The National Labor Relations Act contains protection of employee solicitation, handbilling, and choice of representatives that the first and fourteenth amendments do not vouchsafe to other members of society. This essay is written to review the development of this thesis and to argue that the United States Supreme Court has fashioned a regime of forum jurisdiction surrounding employees' rights to speak and print that is both unique and exquisitely complex. Two patterns of allocating jurisdiction, both subsumed under the fuzzy expression "federal pre-emption," engender the complexity. This article will first review the Court's precedents before the Taft-Hartley Act in 1947, then discuss what followed in the 1950's, then, penultimately, review the Court's holding in Linn v.

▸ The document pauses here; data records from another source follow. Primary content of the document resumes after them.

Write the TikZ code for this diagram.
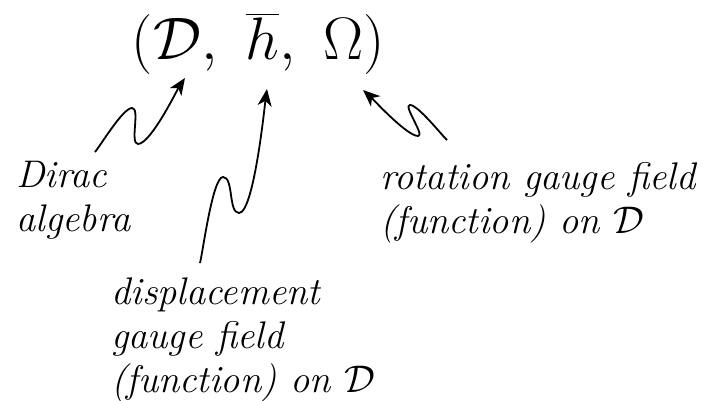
\RequirePackage{fix-cm}
\documentclass[tikz,border=0pt]{standalone}
\usepackage{amsmath}
\usetikzlibrary{arrows.meta}

\begin{document}
\begin{tikzpicture}[x=1pt, y=1pt, >={Stealth[length=17pt,width=14pt,inset=5pt]},
	   lbl/.style={align=left, inner sep=0pt, font=\fontsize{38.5}{44}\selectfont\itshape},
	   wig/.style={->, line width=1.8pt}]
	  \useasboundingbox (0,0) rectangle (709,-401);
	  \node[inner sep=0pt, anchor=base, font=\fontsize{60}{72}\selectfont] (triple) at (258.5,-60) {$(\mathcal{D},\ \overline{h},\ \Omega)$};
	  \node[lbl, anchor=base west] (dirac) at (16,-231) {Dirac\\algebra};
	  \node[lbl, anchor=base west] (rot) at (380,-233) {rotation gauge field\\(function) on $\mathcal{D}$};
	  \node[lbl, anchor=base west] (disp) at (111,-392) {displacement\\gauge field\\(function) on $\mathcal{D}$};
	  % wiggly pointers
	  \coordinate (sD) at (95,-152); \coordinate (tD) at (185,-78);
	  \coordinate (sH) at (200,-263); \coordinate (tH) at (267,-89);
	  \coordinate (sO) at (447,-140); \coordinate (tO) at (363,-90);
	  \draw[wig] (sD) to[out=50,in=180,looseness=0.4] (132,-108) to[out=0,in=180,looseness=0.6] (138,-144) to[out=0,in=-124,looseness=0.4] (tD);
	  \draw[wig] (sH) to[out=75,in=180,looseness=0.3] (223,-177) to[out=0,in=180,looseness=0.7] (239,-213) to[out=0,in=-98,looseness=0.3] (tH);
	  \draw[wig] (sO) to[out=137,in=0,looseness=0.4] (410,-105) to[out=180,in=0,looseness=0.6] (418,-136) to[out=180,in=-42,looseness=0.4] (tO);
	\end{tikzpicture}
\end{document}
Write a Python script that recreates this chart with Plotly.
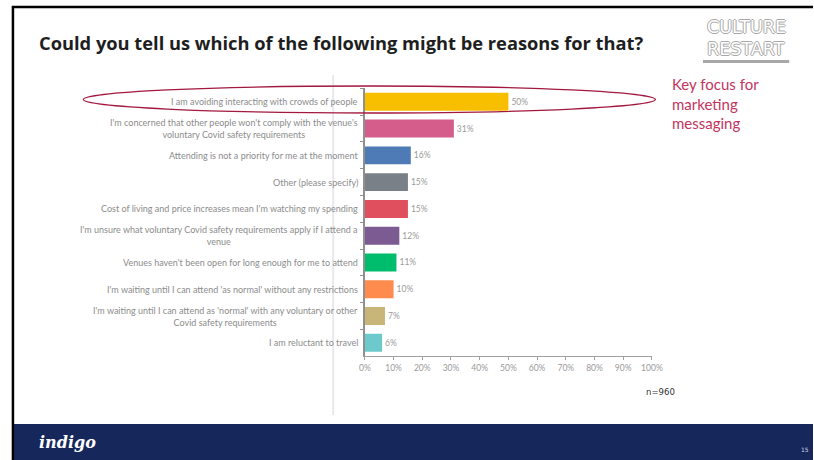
import plotly.graph_objects as go

W, H = 814, 460
FIG_W = 824  # layout width; the page is photographed slightly narrower

# Survey responses (share of respondents, %)
reasons = [
    "I am avoiding interacting with crowds of people",
    "I'm concerned that other people won't comply with the venue's<br>voluntary Covid safety requirements",
    "Attending is not a priority for me at the moment",
    "Other (please specify)",
    "Cost of living and price increases mean I'm watching my spending",
    "I'm unsure what voluntary Covid safety requirements apply if I attend a<br>venue",
    "Venues haven't been open for long enough for me to attend",
    "I'm waiting until I can attend 'as normal' without any restrictions",
    "I'm waiting until I can attend as 'normal' with any voluntary or other<br>Covid safety requirements",
    "I am reluctant to travel",
]
shares = [50, 31, 16, 15, 15, 12, 11, 10, 7, 6]
bar_colors = ["#F8BE00", "#D45D8C", "#4E7AB5", "#7A8087", "#E04F5D",
              "#7C5B92", "#00BD6E", "#FF8B4F", "#C7B678", "#6CC9CC"]
x_ticks = list(range(0, 101, 10))
x_tick_labels = [f"{v}%" for v in x_ticks]

title_text = "Could you tell us which of the following might be reasons for that?"
callout_text = "Key focus for<br>marketing<br>messaging"
sample_text = "n=960"


def px(x):
    return x / W


def py(y):
    return 1 - y / H


cats = [f"c{i}" for i in range(len(reasons))]

fig = go.Figure()
fig.add_trace(go.Bar(
    x=shares, y=cats, orientation="h",
    marker=dict(color=bar_colors, line=dict(width=0)),
    text=[f"{v}%" for v in shares], textposition="outside",
    textfont=dict(family="Lato", size=8.5, color="#9a9a9a"),
    cliponaxis=False, hoverinfo="skip",
))

annotations = []
for c, lab in zip(cats, reasons):
    annotations.append(dict(
        x=px(357), xref="paper", y=c, yref="y", text=lab, showarrow=False,
        xanchor="right", yanchor="middle", align="center",
        font=dict(family="Lato", size=9, color="#8c8c8c"),
    ))

# outlined logo lettering
logo_font = dict(family="DejaVu Sans", size=17.5, color="#ffffff",
                 shadow="1px 0 #a8a8a8, -1px 0 #a8a8a8, 0 1px #a8a8a8, 0 -1px #a8a8a8")

annotations += [
    dict(x=px(31), y=py(42), xref="paper", yref="paper", text=f"<b>{title_text}</b>",
         showarrow=False, xanchor="left", yanchor="middle",
         font=dict(family="Open Sans", size=18.3, color="#1e1e1e")),
    dict(x=px(746.5), y=py(38), xref="paper", yref="paper", text="CULTURE",
         showarrow=False, xanchor="center", yanchor="bottom", borderpad=0,
         font=logo_font),
    dict(x=px(746.5), y=py(38), xref="paper", yref="paper", text="RESTART",
         showarrow=False, xanchor="center", yanchor="top", borderpad=0,
         font=logo_font),
    dict(x=px(670), y=py(103), xref="paper", yref="paper", text=callout_text,
         showarrow=False, xanchor="left", yanchor="middle", align="left",
         font=dict(family="Lato", size=15, color="#C2345E")),
    dict(x=px(660), y=py(391), xref="paper", yref="paper", text=sample_text,
         showarrow=False, xanchor="center", yanchor="middle",
         font=dict(family="DejaVu Sans Condensed", size=9.5, color="#333333")),
    dict(x=px(31), y=py(442), xref="paper", yref="paper", text="<b><i>indigo</i></b>",
         showarrow=False, xanchor="left", yanchor="middle",
         font=dict(family="DejaVu Serif", size=16, color="#ffffff")),
    dict(x=px(812), y=py(449), xref="paper", yref="paper", text="15",
         showarrow=False, xanchor="right", yanchor="middle",
         font=dict(family="DejaVu Sans", size=6, color="#d0d4e0")),
]

shapes = [
    # vertical divider behind the labels
    dict(type="line", xref="paper", yref="paper", x0=px(330), x1=px(330),
         y0=py(75), y1=py(415), line=dict(color="#e8e8ee", width=2), layer="below"),
    # logo underline
    dict(type="line", xref="paper", yref="paper", x0=px(703), x1=px(790),
         y0=py(61.5), y1=py(61.5), line=dict(color="#a8a8a8", width=3)),
    # footer band
    dict(type="rect", xref="paper", yref="paper", x0=px(7), x1=1,
         y0=0, y1=py(424), fillcolor="#16275C", line=dict(width=0)),
    # slide frame
    dict(type="line", xref="paper", yref="paper", x0=px(6), x1=1,
         y0=py(7), y1=py(7), line=dict(color="#000000", width=2.5)),
    dict(type="line", xref="paper", yref="paper", x0=px(7), x1=px(7),
         y0=py(6), y1=0, line=dict(color="#000000", width=2.5)),
    # highlight ellipse around the top reason
    dict(type="circle", xref="paper", yref="paper", x0=px(78), x1=px(655),
         y0=py(113), y1=py(86), line=dict(color="#A3183F", width=1.3)),
]

fig.update_layout(
    width=FIG_W, height=H, margin=dict(l=0, r=0, t=0, b=0),
    paper_bgcolor="#ffffff", plot_bgcolor="#ffffff",
    showlegend=False, bargap=0.33,
    annotations=annotations, shapes=shapes,
    xaxis=dict(domain=[px(362), px(651.5)], range=[0, 100],
               tickvals=x_ticks, ticktext=x_tick_labels, showgrid=False, zeroline=False,
               showline=True, linecolor="#a0a0a0", linewidth=1.2,
               ticks="outside", ticklen=3, tickcolor="#a0a0a0",
               tickfont=dict(family="Lato", size=8.5, color="#9a9a9a")),
    yaxis=dict(domain=[py(356.2), py(88.4)], categoryorder="array",
               categoryarray=cats, autorange="reversed",
               showticklabels=False, showgrid=False, zeroline=False,
               showline=True, linecolor="#909090", linewidth=1.5,
               ticks="outside", tickson="boundaries", ticklen=3, tickcolor="#909090"),
)

fig.write_html("out.html", config={"responsive": False})
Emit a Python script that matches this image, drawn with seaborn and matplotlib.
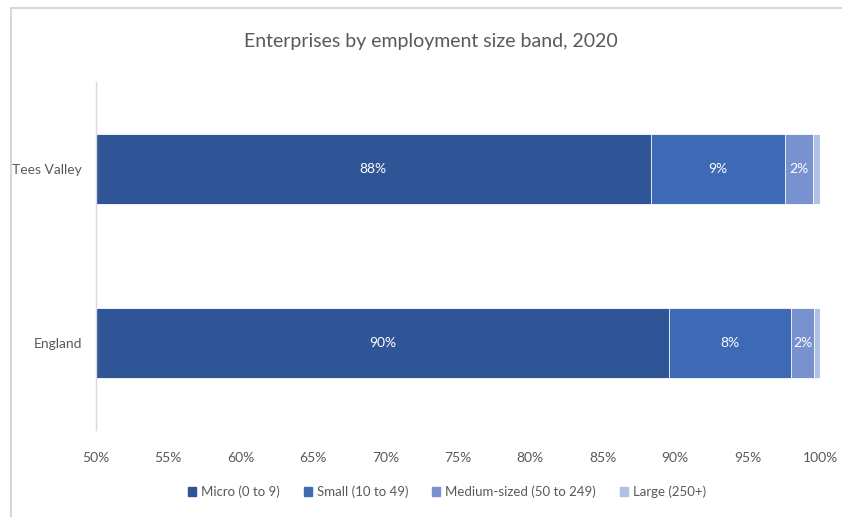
import matplotlib
matplotlib.use("Agg")
import matplotlib.pyplot as plt
from matplotlib.patches import Rectangle
import seaborn as sns
import pandas as pd

regions = ["Tees Valley", "England"]
bands = ["Micro (0 to 9)", "Small (10 to 49)", "Medium-sized (50 to 249)", "Large (250+)"]
micro = [88.3, 89.6]
small = [9.3, 8.4]
medium = [1.9, 1.6]
large = [0.5, 0.4]
x_ticks = [50, 55, 60, 65, 70, 75, 80, 85, 90, 95, 100]

colors = ["#2F5597", "#3D69B5", "#7891CF", "#B2BFE4"]
grey = "#595959"

sns.set_theme(style="white")
plt.rcParams["font.family"] = ["Lato", "DejaVu Sans"]

df = pd.DataFrame({"region": regions, bands[0]: micro, bands[1]: small,
                   bands[2]: medium, bands[3]: large})
cum = df[bands].cumsum(axis=1)

fig = plt.figure(figsize=(8.42, 5.17), dpi=100)
ax = fig.add_axes([96 / 842, 87 / 517, 724 / 842, 348 / 517])

# stacked bars: draw the cumulative totals from the largest down
for band, col in reversed(list(zip(bands, colors))):
    sns.barplot(x=cum[band], y=df["region"], color=col, orient="h",
                width=0.4, saturation=1, edgecolor="white", linewidth=0.6,
                ax=ax)

xmin = 50
ax.set_xlim(xmin, 100)
ax.set_ylim(1.5, -0.5)

# value labels for the three visible bands
for i, r in df.iterrows():
    left = xmin
    for band in bands[:3]:
        right = cum.loc[i, band]
        ax.text((max(left, xmin) + right) / 2, i, f"{r[band]:.0f}%",
                ha="center", va="center", color="white", fontsize=10)
        left = right

ax.set_xticks(x_ticks)
ax.set_xticklabels([f"{t}%" for t in x_ticks])
ax.tick_params(axis="x", colors=grey, labelsize=10, length=0, pad=16)
ax.tick_params(axis="y", colors=grey, labelsize=10, length=0, pad=10)
ax.set_xlabel("")
ax.set_ylabel("")
for s in ["top", "right", "bottom"]:
    ax.spines[s].set_visible(False)
ax.spines["left"].set_color("#D9D9D9")
ax.spines["left"].set_linewidth(1.0)

handles = [Rectangle((0, 0), 1, 1, color=c) for c in colors]
leg = fig.legend(handles, bands, loc="center", ncol=4, frameon=False,
                 bbox_to_anchor=(447 / 842, 1 - 492 / 517), fontsize=9.5,
                 handlelength=0.6, handleheight=0.6, handletextpad=0.4,
                 columnspacing=1.8)
for t in leg.get_texts():
    t.set_color(grey)

fig.text(431 / 842, 1 - 42 / 517, "Enterprises by employment size band, 2020",
         ha="center", va="center", fontsize=14, color=grey)

# outer chart frame
fig.patches.append(Rectangle((11 / 842, -0.01), 1.0, 1 - 8 / 517 + 0.01,
                             transform=fig.transFigure, fill=False,
                             edgecolor="#D0D0D0", linewidth=1.2))

fig.savefig("out.png", dpi=100)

United Plant Guard Workers Local 114, the campaign defamation case of 1966, and, finally, discuss the employer's property line.

One approach can be understood as elaborated from Gibbons v. Ogden in Cooley v. Board of Wardens. It consists of recognizing the jurisdiction of state tribunals to try whether a state regulation of commerce conflicts with federal law and postulates that the states possess some concurrent jurisdiction to regulate commerce among the states, when local conformity yields a polity superior to national uniformity. Before the National Labor Relations Act was amended in 1947 to add unfair labor practice prohibitions addressed to labor organizations, the Court in Allen-Bradley Local 1111 v. Wisconsin Employment Relations Board, without even questioning the jurisdiction of a state agency, affirmed the judgment of the state supreme court which upheld the agency's order against mass picketing.